I somewhat regret that I didn’t spend more time with my dad growing up, while I lived at home. A truck driver early in his career, Dad was often on the road for a couple days at a time, while my mom remained home to raise us. He worked hard to make sure our family didn’t want for anything. We didn’t live extravagantly, and we did need to make some sacrifices here and there, but we were comfortable, and more importantly, we were happy. I think my sisters and I have come to know the value of a dollar for this upbringing, and also recognize that money isn’t everything. Dad is no longer on the road, instead some time ago having been accommodated in the company offices once the long days in the truck started taking their toll physically.

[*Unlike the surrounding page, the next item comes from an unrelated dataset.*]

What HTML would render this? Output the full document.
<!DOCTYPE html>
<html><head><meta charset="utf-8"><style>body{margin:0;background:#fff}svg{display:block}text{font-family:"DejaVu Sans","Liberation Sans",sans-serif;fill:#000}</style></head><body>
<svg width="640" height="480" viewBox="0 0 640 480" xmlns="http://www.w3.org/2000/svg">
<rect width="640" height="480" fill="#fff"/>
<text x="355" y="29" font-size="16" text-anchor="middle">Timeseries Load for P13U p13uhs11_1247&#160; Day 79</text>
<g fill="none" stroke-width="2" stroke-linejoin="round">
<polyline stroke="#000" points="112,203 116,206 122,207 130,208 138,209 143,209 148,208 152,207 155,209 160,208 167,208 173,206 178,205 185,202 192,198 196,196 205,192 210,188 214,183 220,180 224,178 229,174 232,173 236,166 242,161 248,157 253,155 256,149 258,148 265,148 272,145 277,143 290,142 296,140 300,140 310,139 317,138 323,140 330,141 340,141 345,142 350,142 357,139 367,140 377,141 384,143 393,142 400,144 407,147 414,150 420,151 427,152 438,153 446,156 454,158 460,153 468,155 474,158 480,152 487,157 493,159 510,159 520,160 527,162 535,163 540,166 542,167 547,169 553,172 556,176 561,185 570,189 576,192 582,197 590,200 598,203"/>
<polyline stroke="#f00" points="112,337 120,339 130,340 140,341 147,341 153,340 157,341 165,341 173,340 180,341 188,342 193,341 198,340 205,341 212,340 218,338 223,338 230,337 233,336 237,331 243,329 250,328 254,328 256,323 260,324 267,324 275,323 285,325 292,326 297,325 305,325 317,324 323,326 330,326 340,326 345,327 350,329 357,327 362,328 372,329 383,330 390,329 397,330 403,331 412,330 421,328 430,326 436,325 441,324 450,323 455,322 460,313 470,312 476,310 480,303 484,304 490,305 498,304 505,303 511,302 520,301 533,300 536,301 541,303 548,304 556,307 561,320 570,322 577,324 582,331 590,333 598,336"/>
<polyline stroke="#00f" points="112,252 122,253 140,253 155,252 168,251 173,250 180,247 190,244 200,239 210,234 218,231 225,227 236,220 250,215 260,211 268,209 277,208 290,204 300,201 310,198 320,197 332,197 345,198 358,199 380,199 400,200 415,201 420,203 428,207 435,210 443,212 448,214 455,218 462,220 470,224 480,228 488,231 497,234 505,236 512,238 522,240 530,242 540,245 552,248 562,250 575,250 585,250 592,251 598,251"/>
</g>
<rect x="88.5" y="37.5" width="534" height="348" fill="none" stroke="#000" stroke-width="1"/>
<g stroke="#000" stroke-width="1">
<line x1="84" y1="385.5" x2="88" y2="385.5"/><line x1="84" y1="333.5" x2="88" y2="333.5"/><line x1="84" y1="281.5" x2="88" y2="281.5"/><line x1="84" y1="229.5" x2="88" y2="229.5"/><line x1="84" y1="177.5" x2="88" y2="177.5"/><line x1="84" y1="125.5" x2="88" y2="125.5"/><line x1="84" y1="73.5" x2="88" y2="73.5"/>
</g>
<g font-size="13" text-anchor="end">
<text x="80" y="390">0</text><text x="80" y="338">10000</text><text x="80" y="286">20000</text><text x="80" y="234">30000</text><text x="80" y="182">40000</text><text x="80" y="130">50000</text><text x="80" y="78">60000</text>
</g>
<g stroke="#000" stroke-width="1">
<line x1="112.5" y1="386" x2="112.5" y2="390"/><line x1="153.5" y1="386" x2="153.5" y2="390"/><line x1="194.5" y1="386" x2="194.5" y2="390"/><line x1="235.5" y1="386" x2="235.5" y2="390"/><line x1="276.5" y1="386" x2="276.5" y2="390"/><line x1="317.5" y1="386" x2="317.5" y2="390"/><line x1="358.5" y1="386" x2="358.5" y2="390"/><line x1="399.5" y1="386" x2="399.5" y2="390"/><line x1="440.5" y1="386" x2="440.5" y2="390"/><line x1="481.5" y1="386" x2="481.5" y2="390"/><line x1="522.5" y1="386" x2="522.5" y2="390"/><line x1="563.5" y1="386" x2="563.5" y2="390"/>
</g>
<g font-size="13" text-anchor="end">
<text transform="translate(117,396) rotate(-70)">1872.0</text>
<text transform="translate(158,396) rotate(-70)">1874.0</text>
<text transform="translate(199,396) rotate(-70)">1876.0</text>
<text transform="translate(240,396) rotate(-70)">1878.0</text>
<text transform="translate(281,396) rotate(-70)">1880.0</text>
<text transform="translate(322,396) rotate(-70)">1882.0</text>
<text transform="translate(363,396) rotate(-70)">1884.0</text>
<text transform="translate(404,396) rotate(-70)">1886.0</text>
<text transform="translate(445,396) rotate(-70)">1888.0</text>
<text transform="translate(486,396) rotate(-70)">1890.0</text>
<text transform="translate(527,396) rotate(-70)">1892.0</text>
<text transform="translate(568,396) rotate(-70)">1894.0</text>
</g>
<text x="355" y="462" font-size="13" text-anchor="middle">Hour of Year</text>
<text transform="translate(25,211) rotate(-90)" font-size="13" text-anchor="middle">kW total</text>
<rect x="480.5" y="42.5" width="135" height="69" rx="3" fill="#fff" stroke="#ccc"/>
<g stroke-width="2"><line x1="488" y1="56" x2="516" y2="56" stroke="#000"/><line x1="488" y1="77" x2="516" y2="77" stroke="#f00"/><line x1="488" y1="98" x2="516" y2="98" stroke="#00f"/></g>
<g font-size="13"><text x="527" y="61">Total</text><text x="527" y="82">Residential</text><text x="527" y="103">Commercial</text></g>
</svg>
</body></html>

Not us, though we did paddle a red canoe.
Of course, being daughters, it’s natural that we would have shared more with our mother than our father – most dads hope for a son that they can share their own interests with, and find it difficult to relate to a daughter. My dad did pretty well by us in this respect. Dad owns a canoe that must be nearly as old as I am. Some of my fondest memories of being with my dad involve taking that canoe out on the water. Dad taught us how to canoe when we were still youngish – myself maybe ten, my youngest sister only six. Since I was the oldest, and therefore biggest and strongest, I was the paddler, and my sisters would usually sit in the floor of the canoe. Even at ten or twelve, though, I wouldn’t’ve been much of a contribution, and I’m sure that Dad did most of the work on those outings. He took us up to the small manmade lake in the nearby town to teach us, and we’d also go out to other lakes and rivers within a reasonable drive. Today I still love to paddle along the shore of quiet water, taking in the surrounding nature from a totally different perspective. I never took lessons; all of my instruction came from my dad. When I eventually have a home where I can store it I’ll get myself a canoe or kayak so I can continue to go out and enjoy the water.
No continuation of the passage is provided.